NASA's core policy over last decade gets closer look
BY STEPHEN CLARK
Posted: January 8, 2001
The report was written by the NASA Integrated Action Team, or NIAT, with help from NASA Chief Engineer Brian Keegan. The NIAT team was led by Carolyn Griner, Deputy Director of the Marshall Space Flight Center (MSFC) in Huntsville, Alabama.
The NIAT team encompassed four separate review boards that each critiqued a different part of the NIAT's charter, which is to define which recommendations from the four review boards had merit, then to change them into actions usable throughout NASA. Two of the boards reviewed the failed Mars missions of 1999, one recommended actions on FBC, and one assessed the Shuttle program.

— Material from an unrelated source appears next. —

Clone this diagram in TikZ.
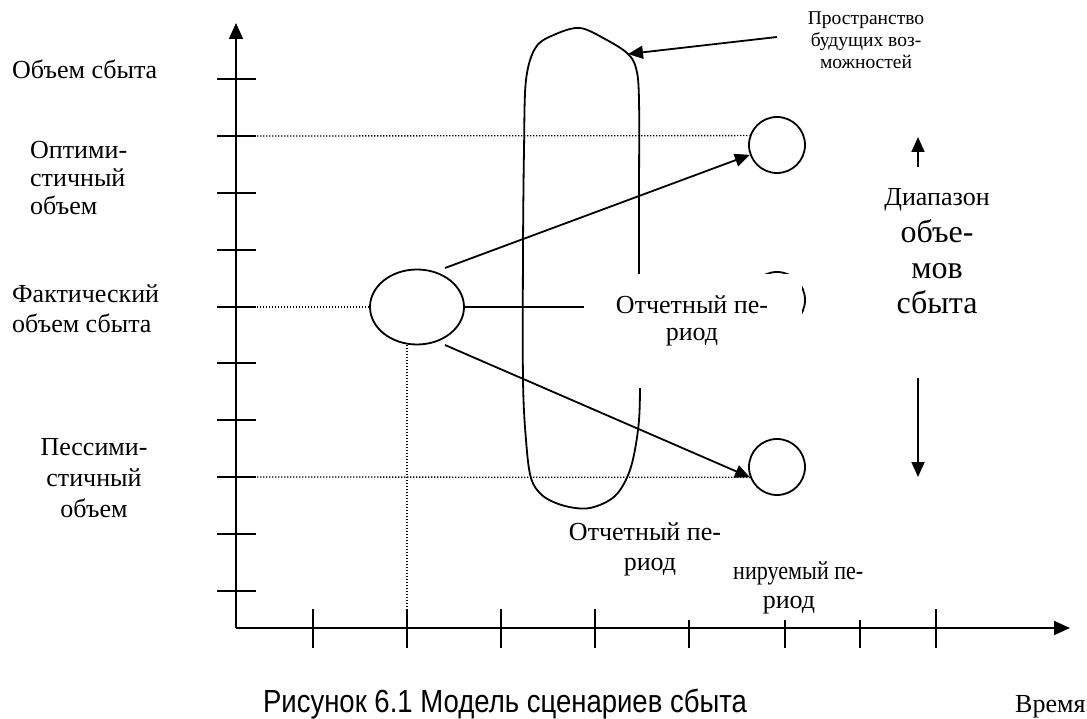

In their assessment of NASA's FBC policy, the NIAT team was critical of FBC's implementation, with their report saying that "resources were highly constrained and guidance on the boundaries of innovation and risk taking was lacking, thereby engendering a variety of approaches to adapting to this new paradigm."
Later, the NIAT document pointed out that while the number of NASA programs was increasing in the 1990's, NASA's workforce was cut 24 percent, which caused "both a loss in corporate knowledge and a substantially increased workload on the remaining employees," the report said.
The paper then said that the technical complexity of the missions was increasing during this timeframe. "These changes in practice, skills, and knowledge of the workforce, coupled with the demand for innovation in aerospace science technology, particularly the revolution in information technologies, presented a tremendous challenge to NASA."
The NIAT team subsequently said that NASA's overall rate of success since FBC has been implemented remained "impressively high." The paper later said that "the success rate for missions clearly associated with exploring the boundaries stimulated by the FBC approach was approximately two out of three."
The report took another shot at FBC when it said, "FBC has promoted taking risk with insufficient guidance as to the boundaries. Resources have been highly constrained and the impact on resultant risk has not always been mitigated," the NIAT team's document stated.
To help clear up any misunderstanding on what "faster, better cheaper" actually means, the panel issued a definition of FBC.
Later, the team identified actions that NASA would need to take to meet the definition of FBC given. To meet the standard put in place in the definition, NASA:
1. "Emphasizes that safety of the public, its flight crews, its employees, and its critical assets are of paramount importance."
2. "Relies upon individual and organizational commitment to responsibility and accountability for doing it right the first time."
3. "Fosters efficiency in process, and the application of innovative methods and tools to greatly reduce product development cycle time and costs while ensuring that the risk is acceptable."
4. "Invests in an educated and empowered workforce to ensure the application of sound Project Management and Engineering practices."
5. "Invests in a sound technology program aimed at future needs, and encourages the infusion of those technologies."
6. "Recognizes that occasional mission failures will still occur."
In their conclusion of their evaluation of FBC, the NIAT team's report said, "The FBC principles are valid if properly applied."
"The NASA and Enterprise strategic plans project a vision full of multiple challenging missions and technology developments that to become a reality in the present environment need sound application of the 'faster, better, cheaper' philosophy and its principles," wrote the NIAT team, basically saying that NASA plans many difficult missions ahead, and if they are to be successful, they must have good support and proper utilization of the FBC policy.